The key point is scope. The 5 lb maximum applies tointerior, manual, hinged, non-fire-rated doors. It’s not a blanket rule for every door in a building.
The intent is operability: ensuring people with limited upper-body strength, mobility impairments, or assistive devices can open interior doors independently.
One of the most common mistakes is applying the 5 lb interior rule to exterior doors. Exterior doors are impacted by wind load, air pressure differentials, weather seals, and temperature conditions. Because of those variables, a strict numeric limit is not applied the same way for exterior openings.
If an exterior door is difficult to open, the cause is often closer sizing, weatherstripping drag, air pressure, hinge condition, or alignment issues. The fix is usually coordination and adjustment, not guessing or replacing parts.
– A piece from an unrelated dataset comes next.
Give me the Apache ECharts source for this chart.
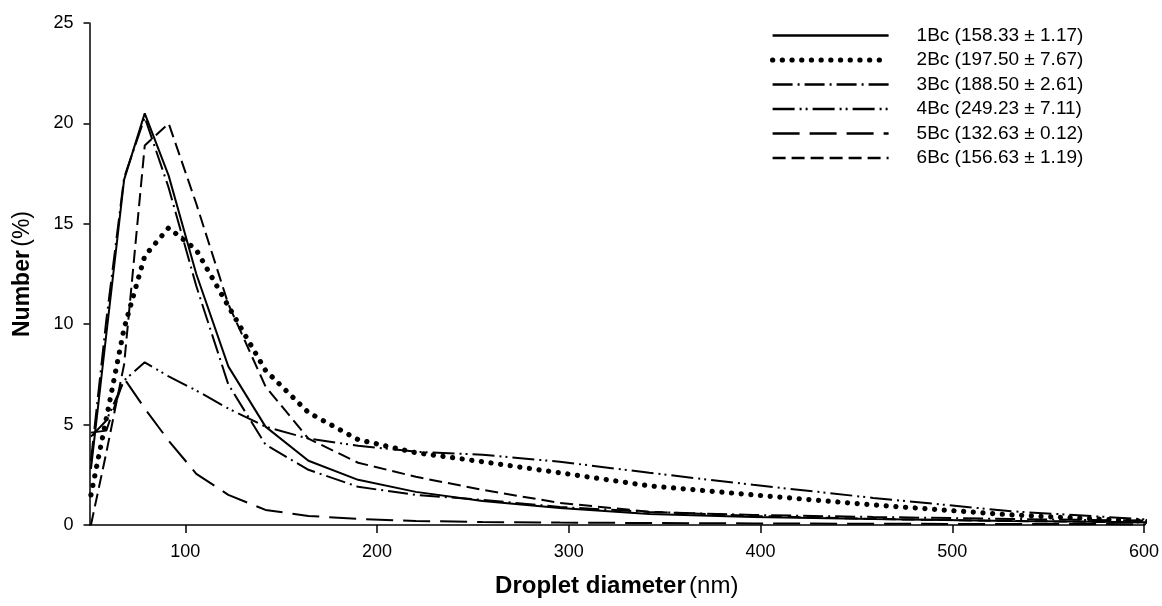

Fire doors are specifically addressed in ADA 404.2.9. The standard indicates that fire doors must meet the minimum opening force allowable by the appropriate administrative authority — meaning the AHJ (often the building official or fire marshal) determines what is acceptable for the project.
This is because fire doors must reliably self-close and self-latch. Fire door performance requirements can conflict with a strict 5 lb opening force limit, which is why fire doors require careful coordination.
If the opening is a fire door, treat it as a coordinated compliance issue (accessibility + life safety + fire protection) and verify expectations with the AHJ before making changes.
In real-world inspections, opening force may be evaluated using a door force gauge or practical operability checks. Doors commonly fail because closers are overtightened, the door is out of alignment, hinges are binding, or weatherstripping adds unexpected resistance.
In many cases, the door closer and hardware are fine — the issue is that the closer was never properly adjusted after installation or after occupancy changes.
Proper ADA compliance typically comes down to selecting adjustable commercial door closers, coordinating door hardware and seals together, and making final adjustments after the building is in use.
If the door cannot meet operability expectations, it may indicate the closer is oversized, worn out, or not matched correctly to the door and frame. Door alignment and hinge condition should also be checked.
ADA Section 404.2.9 sets a 5 lb maximum opening force forinterior, non-fire-rated, manual hinged doors. Fire doors defer to the AHJ. Exterior doors are evaluated differently due to real-world conditions.